#### Stated exercise:
Leave out the pictures and copy everything else below exactly.
BEGIN Information shown
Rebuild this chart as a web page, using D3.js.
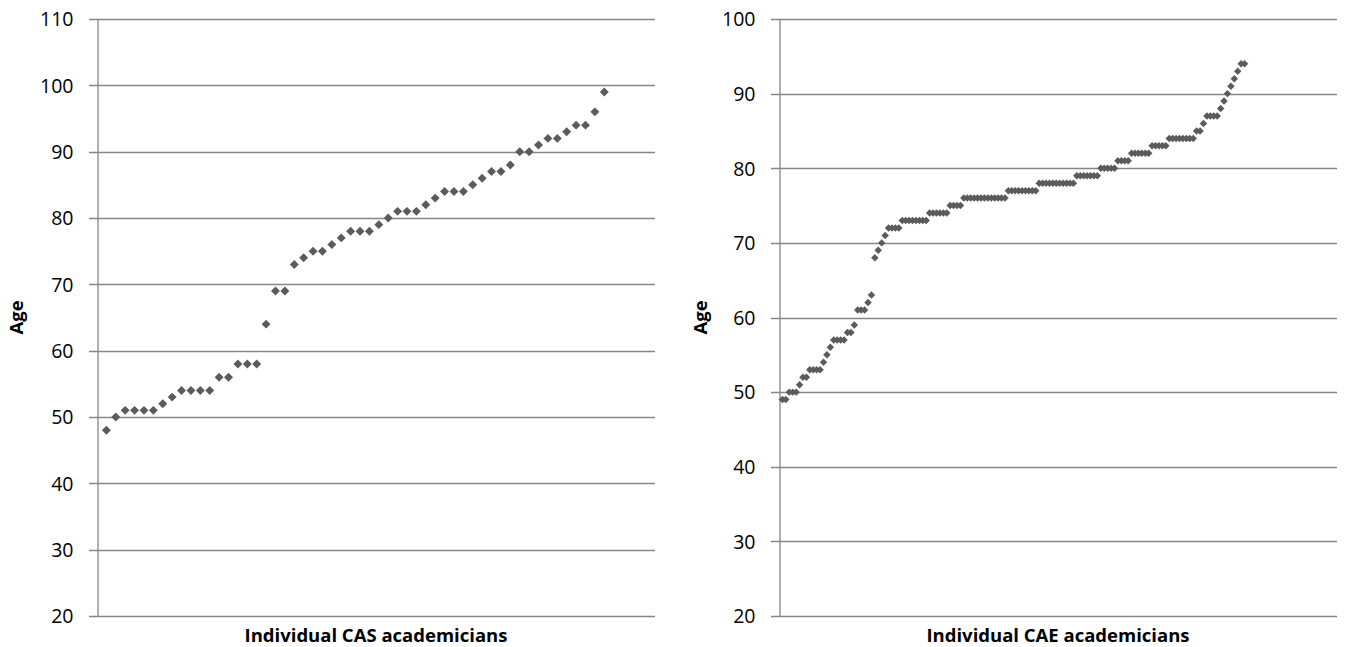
<!DOCTYPE html>
<html>
<head>
<meta charset="utf-8">
<script src="https://cdn.jsdelivr.net/npm/d3@7"></script>
<style>
  body { margin: 0; background: #fff; }
  svg { display: block; }
  .tick text { font-family: "Open Sans", sans-serif; font-size: 19.5px; fill: #000; }
  .title { font-family: "Open Sans", sans-serif; font-size: 18.5px; font-weight: bold; fill: #000; }
</style>
</head>
<body>
<svg id="chart" width="1347" height="647"></svg>
<script>
// Ages of CAS academicians, ordered
const casAges = [48, 50, 51, 51, 51, 51, 52, 53, 54, 54, 54, 54, 56, 56, 58, 58, 58, 64, 69, 69,
  73, 74, 75, 75, 76, 77, 78, 78, 78, 79, 80, 81, 81, 81, 82, 83, 84, 84, 84, 85,
  86, 87, 87, 88, 90, 90, 91, 92, 92, 93, 94, 94, 96, 99];

// Ages of CAE academicians, ordered
const caeAges = [49, 49, 50, 50, 50, 51, 52, 52, 53, 53, 53, 53, 54, 55, 56, 57, 57, 57, 57, 58, 58,
  59, 61, 61, 61, 62, 63, 68, 69, 70, 71,
  72, 72, 72, 72,
  73, 73, 73, 73, 73, 73, 73, 73,
  74, 74, 74, 74, 74, 74,
  75, 75, 75, 75,
  76, 76, 76, 76, 76, 76, 76, 76, 76, 76, 76, 76, 76,
  77, 77, 77, 77, 77, 77, 77, 77, 77,
  78, 78, 78, 78, 78, 78, 78, 78, 78, 78, 78,
  79, 79, 79, 79, 79, 79, 79,
  80, 80, 80, 80, 80,
  81, 81, 81, 81,
  82, 82, 82, 82, 82, 82,
  83, 83, 83, 83, 83,
  84, 84, 84, 84, 84, 84, 84, 84,
  85, 85, 86, 87, 87, 87, 87,
  88, 89, 90, 91, 92, 93, 94, 94];

const casTicks = [20, 30, 40, 50, 60, 70, 80, 90, 100, 110];
const caeTicks = [20, 30, 40, 50, 60, 70, 80, 90, 100];

const svg = d3.select("#chart");
const gridColor = "#868686";
const markColor = "#5b5b5b";

function drawPanel(opts) {
  const { ages, ticks, x0, x1, xMax, xTitle, ageX, size } = opts;
  const top = 19, bottom = 616;

  const x = d3.scaleLinear().domain([0, xMax]).range([x0, x1]);
  const y = d3.scaleLinear().domain([d3.min(ticks), d3.max(ticks)]).range([bottom, top]);

  const g = svg.append("g");

  // gridlines
  g.append("g")
    .selectAll("line")
    .data(ticks)
    .enter()
    .append("line")
    .attr("x1", x0 - 8)
    .attr("x2", x1)
    .attr("y1", d => Math.round(y(d)) + 0.5)
    .attr("y2", d => Math.round(y(d)) + 0.5)
    .attr("stroke", gridColor)
    .attr("stroke-width", 1.3);

  // y axis
  const axis = g.append("g")
    .attr("transform", `translate(${x0 + 0.5},0)`)
    .call(d3.axisLeft(y).tickValues(ticks).tickSize(0).tickPadding(24));
  axis.select(".domain").attr("stroke", gridColor).attr("stroke-width", 1.3);
  axis.selectAll(".tick text").attr("dy", "0.35em");

  // markers
  const diamond = d3.symbol().type(d3.symbolSquare).size(size);
  g.append("g")
    .selectAll("path")
    .data(ages)
    .enter()
    .append("path")
    .attr("d", diamond)
    .attr("transform", (d, i) => `translate(${x(i + 1)},${y(d)}) rotate(45)`)
    .attr("fill", markColor);

  // titles
  g.append("text")
    .attr("class", "title")
    .attr("x", (x0 + x1) / 2)
    .attr("y", 642)
    .attr("text-anchor", "middle")
    .text(xTitle);

  g.append("text")
    .attr("class", "title")
    .attr("transform", `translate(${ageX},${(top + bottom) / 2}) rotate(-90)`)
    .attr("text-anchor", "middle")
    .text("Age");
}

drawPanel({ ages: casAges, ticks: casTicks, x0: 97, x1: 655, xMax: 59.4,
  xTitle: "Individual CAS academicians", ageX: 23, size: 40 });
drawPanel({ ages: caeAges, ticks: caeTicks, x0: 779, x1: 1337, xMax: 163,
  xTitle: "Individual CAE academicians", ageX: 707, size: 28 });
</script>
</body>
</html>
END Information shown
#### The response:
Rebuild this chart as a web page, using D3.js.
<!DOCTYPE html>
<html>
<head>
<meta charset="utf-8">
<script src="https://cdn.jsdelivr.net/npm/d3@7"></script>
<style>
  body { margin: 0; background: #fff; }
  svg { display: block; }
  .tick text { font-family: "Open Sans", sans-serif; font-size: 19.5px; fill: #000; }
  .title { font-family: "Open Sans", sans-serif; font-size: 18.5px; font-weight: bold; fill: #000; }
</style>
</head>
<body>
<svg id="chart" width="1347" height="647"></svg>
<script>
// Ages of CAS academicians, ordered
const casAges = [48, 50, 51, 51, 51, 51, 52, 53, 54, 54, 54, 54, 56, 56, 58, 58, 58, 64, 69, 69,
  73, 74, 75, 75, 76, 77, 78, 78, 78, 79, 80, 81, 81, 81, 82, 83, 84, 84, 84, 85,
  86, 87, 87, 88, 90, 90, 91, 92, 92, 93, 94, 94, 96, 99];

// Ages of CAE academicians, ordered
const caeAges = [49, 49, 50, 50, 50, 51, 52, 52, 53, 53, 53, 53, 54, 55, 56, 57, 57, 57, 57, 58, 58,
  59, 61, 61, 61, 62, 63, 68, 69, 70, 71,
  72, 72, 72, 72,
  73, 73, 73, 73, 73, 73, 73, 73,
  74, 74, 74, 74, 74, 74,
  75, 75, 75, 75,
  76, 76, 76, 76, 76, 76, 76, 76, 76, 76, 76, 76, 76,
  77, 77, 77, 77, 77, 77, 77, 77, 77,
  78, 78, 78, 78, 78, 78, 78, 78, 78, 78, 78,
  79, 79, 79, 79, 79, 79, 79,
  80, 80, 80, 80, 80,
  81, 81, 81, 81,
  82, 82, 82, 82, 82, 82,
  83, 83, 83, 83, 83,
  84, 84, 84, 84, 84, 84, 84, 84,
  85, 85, 86, 87, 87, 87, 87,
  88, 89, 90, 91, 92, 93, 94, 94];

const casTicks = [20, 30, 40, 50, 60, 70, 80, 90, 100, 110];
const caeTicks = [20, 30, 40, 50, 60, 70, 80, 90, 100];

const svg = d3.select("#chart");
const gridColor = "#868686";
const markColor = "#5b5b5b";

function drawPanel(opts) {
  const { ages, ticks, x0, x1, xMax, xTitle, ageX, size } = opts;
  const top = 19, bottom = 616;

  const x = d3.scaleLinear().domain([0, xMax]).range([x0, x1]);
  const y = d3.scaleLinear().domain([d3.min(ticks), d3.max(ticks)]).range([bottom, top]);

  const g = svg.append("g");

  // gridlines
  g.append("g")
    .selectAll("line")
    .data(ticks)
    .enter()
    .append("line")
    .attr("x1", x0 - 8)
    .attr("x2", x1)
    .attr("y1", d => Math.round(y(d)) + 0.5)
    .attr("y2", d => Math.round(y(d)) + 0.5)
    .attr("stroke", gridColor)
    .attr("stroke-width", 1.3);

  // y axis
  const axis = g.append("g")
    .attr("transform", `translate(${x0 + 0.5},0)`)
    .call(d3.axisLeft(y).tickValues(ticks).tickSize(0).tickPadding(24));
  axis.select(".domain").attr("stroke", gridColor).attr("stroke-width", 1.3);
  axis.selectAll(".tick text").attr("dy", "0.35em");

  // markers
  const diamond = d3.symbol().type(d3.symbolSquare).size(size);
  g.append("g")
    .selectAll("path")
    .data(ages)
    .enter()
    .append("path")
    .attr("d", diamond)
    .attr("transform", (d, i) => `translate(${x(i + 1)},${y(d)}) rotate(45)`)
    .attr("fill", markColor);

  // titles
  g.append("text")
    .attr("class", "title")
    .attr("x", (x0 + x1) / 2)
    .attr("y", 642)
    .attr("text-anchor", "middle")
    .text(xTitle);

  g.append("text")
    .attr("class", "title")
    .attr("transform", `translate(${ageX},${(top + bottom) / 2}) rotate(-90)`)
    .attr("text-anchor", "middle")
    .text("Age");
}

drawPanel({ ages: casAges, ticks: casTicks, x0: 97, x1: 655, xMax: 59.4,
  xTitle: "Individual CAS academicians", ageX: 23, size: 40 });
drawPanel({ ages: caeAges, ticks: caeTicks, x0: 779, x1: 1337, xMax: 163,
  xTitle: "Individual CAE academicians", ageX: 707, size: 28 });
</script>
</body>
</html>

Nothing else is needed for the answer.